Though Vaughan did set Bowie's setlist on fire with his ferocious playing in Dallas, it was clear that level of touring life was the wrong route for him to embark upon the precipice of his own rising star as Double Trouble's classic debut Texas Flood was about to see worldwide release on June 13, 1983. In fact, it was Alomar who admits to helping Vaughan reach a decision that some reports had also blamed on the Austin guitarist's hard partying ways.
"There's always that place where a musician comes to a superstar situation and thinks this might be a launching pad, this might be the door that I've been looking for," Alomar explains to Billboard. "When I met Stevie, it was about saying to him, 'Dude, what are you doing? Nobody has founded their career from this.' You gotta remember that somebody's first record…man, that's their heart. They've been living with those songs for years, which made Texas Flood so special. It was kismet. He had to deny David. He wasn't supposed to be there, man. He was supposed to be promoting his debut, going out there and killing it, playing all night long and then getting in the car and driving to the next gig. Not jet planes and sushi chefs. I think that would have jaded his blues-ness. Stevie was the real deal, and he wasn't going to let anyone take that away from him."
In turn, Vaughan closed out his 1983 by jamming with his lifelong hero Albert King on the show In Session on the Hamilton, Ontario, public television station CHCH. King had known Vaughan as "Little Stevie," the skinny white kid who used to come around and sit in whenever Albert passed through Austin for gigs. To hear him tell the story on this show is both hilarious and heartwarming. What would transpire over the course of the next hour and 45 minutes is one of the most special unions of teacher and student in modern music history. "I'm about ready to turn it over to you," King says to Vaughan at one point during the taping. "No, I don't believe that," Stevie responded. "Oh yes, it's true son, it's true," he returned. "Twenty-eight years is long enough. I gotta sit back and watch you."
It was a moment that might not have happened had Vaughan not heeded Alomar's advice. The guitarist and Double Trouble would go on to produce three more studio albums of modern AOR blues with 1984's Couldn't Stand the Weather, 1985's Soul to Soul and 1989's In Step before we lost Vaughan in a helicopter crash in East Troy, WI, on Aug. 27, 1990. He was just 35. However, in revisiting this particular period in the careers of Bowie and Vaughan through the Loving the Alien box set, we can be incredibly grateful that he chose self over stardom in his decision to make his residence in the Ziggy Universe a brief one, albeit one that helped launch him into the stratosphere of acclaim among music fans, heroes and peers alike.

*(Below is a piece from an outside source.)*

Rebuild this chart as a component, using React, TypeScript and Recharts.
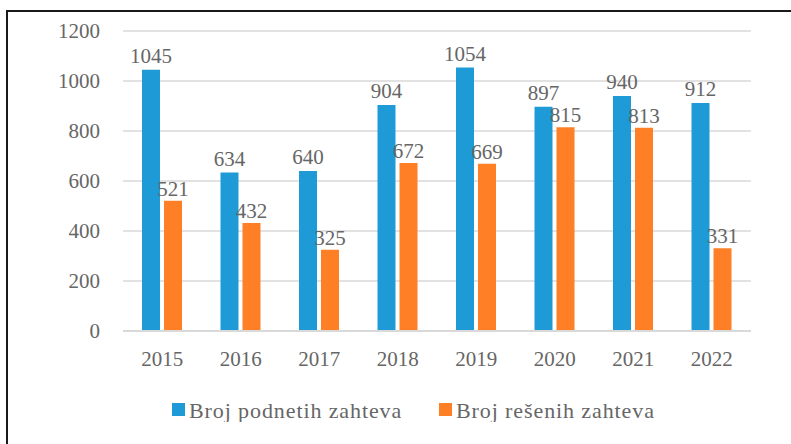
import { Bar, BarChart, CartesianGrid, LabelList, Legend, XAxis, YAxis } from "recharts";

const years = ["2015", "2016", "2017", "2018", "2019", "2020", "2021", "2022"];
const podneti = [1045, 634, 640, 904, 1054, 897, 940, 912];
const reseni = [521, 432, 325, 672, 669, 815, 813, 331];
const yTicks = [0, 200, 400, 600, 800, 1000, 1200];

const BLUE = "#1E9BD7";
const ORANGE = "#FF7F27";
const TEXT = "#666666";
const FONT = "Liberation Serif, Times New Roman, serif";

const data = years.map((year, i) => ({ year, podneti: podneti[i], reseni: reseni[i] }));

// drawn as svg so it uses the same text rendering as the axes
function LegendBox() {
  const item = (x: number, color: string, label: string) => (
    <g>
      <rect x={x} y={5} width={13} height={13} fill={color} />
      <text x={x + 17} y={20} fill={TEXT} fontSize={22} fontFamily={FONT} letterSpacing={0.9}>
        {label}
      </text>
    </g>
  );
  return (
    <svg width={791} height={24} style={{ display: "block" }}>
      {item(172, BLUE, "Broj podnetih zahteva")}
      {item(439, ORANGE, "Broj rešenih zahteva")}
    </svg>
  );
}

export default function App() {
  return (
    <div
      style={{
        position: "absolute",
        left: 0,
        top: 0,
        width: 791,
        height: 444,
        overflow: "hidden",
        background: "#fff",
      }}
    >
      {/* the frame only shows on the left and top edges */}
      <div
        style={{
          position: "absolute",
          left: 6,
          top: 10,
          width: 900,
          height: 500,
          border: "2px solid #1a1a1a",
        }}
      />
      <div style={{ position: "absolute", left: 0, top: 0 }}>
        <BarChart
          width={791}
          height={444}
          data={data}
          margin={{ top: 31, right: 40, bottom: 22, left: 0 }}
          barGap={4}
        >
          <CartesianGrid vertical={false} stroke="#D9D9D9" strokeWidth={1.5} />
          <XAxis
            dataKey="year"
            height={67}
            tickLine={false}
            tickSize={0}
            tickMargin={20}
            axisLine={{ stroke: "#D9D9D9", strokeWidth: 2 }}
            tick={{ fill: TEXT, fontSize: 21, fontFamily: FONT }}
          />
          <YAxis
            width={123}
            domain={[0, 1200]}
            ticks={yTicks}
            axisLine={false}
            tickLine={false}
            tickSize={0}
            tickMargin={23}
            tick={{ fill: TEXT, fontSize: 21, fontFamily: FONT }}
          />
          <Legend verticalAlign="bottom" height={24} wrapperStyle={{ left: 0, width: 791 }} content={<LegendBox />} />
          <Bar dataKey="podneti" name="Broj podnetih zahteva" fill={BLUE} barSize={18} isAnimationActive={false}>
            <LabelList dataKey="podneti" position="top" offset={7} fill={TEXT} fontSize={21} fontFamily={FONT} />
          </Bar>
          <Bar dataKey="reseni" name="Broj rešenih zahteva" fill={ORANGE} barSize={18} isAnimationActive={false}>
            <LabelList dataKey="reseni" position="top" offset={5} fill={TEXT} fontSize={21} fontFamily={FONT} />
          </Bar>
        </BarChart>
      </div>
    </div>
  );
}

"Stevie had a major amount of respect for David and vice versa," Layton explains to Billboard. "But sometimes things just don't work out, and Stevie didn't know if he could give his full commitment at the time. We were all trying to do the things we wanted to do back then, and we all move in and out of different spheres for every season. But Bowie saw us play and was so fascinated by Stevie he wanted to figure out how he could work him into what he was doing. I give Bowie so much credit for reading between the lines in our culture and sense something that might not have been as obvious to the naked eye."